Saturday

Jack Hammer


0800, Friday, May 15, 2014

Woke to moderate N winds, cool temp. Pleasant morning in Swansboro.

Changed engine oil. This time no screw ups. New oil went where it was supposed to. On the way to discard old oil, had the good fortune to run into Dave Owen, the chef at the Saltwater Grill. He had heard that some country boy who played a hot blues harmonica was raving about the she crab soup. That would be me. He wrote down the recipe and gave it to me. Very gracious.

Our Piggly Wiggly ride, the other Dave, was a no show, so we left at 1200 at dead low tide. Touched bottom in the slip and had to drive out. Passed into and through Bogue Sound, a broad but shallow water body, with a gentle N breeze, partly cloudy skies. Bogue Sound is separated by a sparsely developed narrow strip of dune lands from the Atlantic Ocean.

Continued past Hoop Pole Woods to the east, and finally Morehead City to the west and into a deep harbor with the state port terminal to our port, with a very large vessel parked there.
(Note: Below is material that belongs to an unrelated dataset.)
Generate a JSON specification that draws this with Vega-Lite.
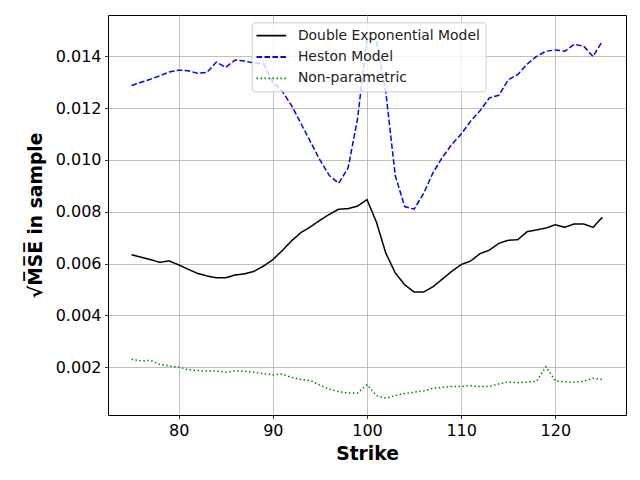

The harbor was filled with tug boats, barges coming and going, and lots of powers boats buzzing about.
 
 
 
 
Barge Bearing Down
 
To the east is Beaufort, NC (not to be confused with Beaufort, SC) and the class A Beaufort Inlet. We turned north away from the Inlet and reentered the ICW, passing into and crossing the Newport River and then entered the Adams Creek Canal and finally Adams Creek where we anchored at ICW mile 187 after a forty-one mile run.
Shrimp boat just to the east.

Near sundown. Grilling chicken. Watching turns and laughing gulls flying by. A frog chorus strikes up just at sundown and a woodpecker begins some intense drumming nearby. My good friend Mike Iwanik would know which woodpecker it is.
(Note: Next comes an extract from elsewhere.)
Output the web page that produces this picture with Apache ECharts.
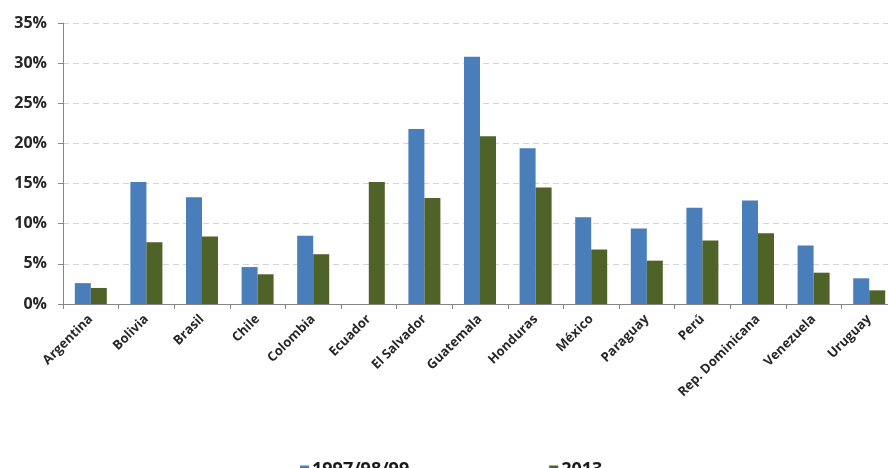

Coincidentally I just read a true story about a Mr. Jack Hammer, a mechanical engineer who grew up in rural Missouri listening to woodpeckers drum and actually got the idea for and eventually designed and produced the “jack hammer” that we all hear occasionally around construction sites. Mr. Hammer recorded woodpeckers drumming and determined the drumming frequency for various woodpecker species and decided to set his jack hammer at a similar frequency because he figured if it was good enough for woody woodpecker it was good enough for Jack Hammer. The decided that he had discovered a universal constant of some sort.

Emily thinks that actually the woodpeckers got the drumming idea from Jack Hammer. So much for the theory of evolution.

Tomorrow, onward to Oriental and then Belhaven, NC.

Sweet Dreams.  

1 comment:

  1. Any chance of sharing sharing she crab soup recipe? Missing y'all on Sherwood! Nancy K.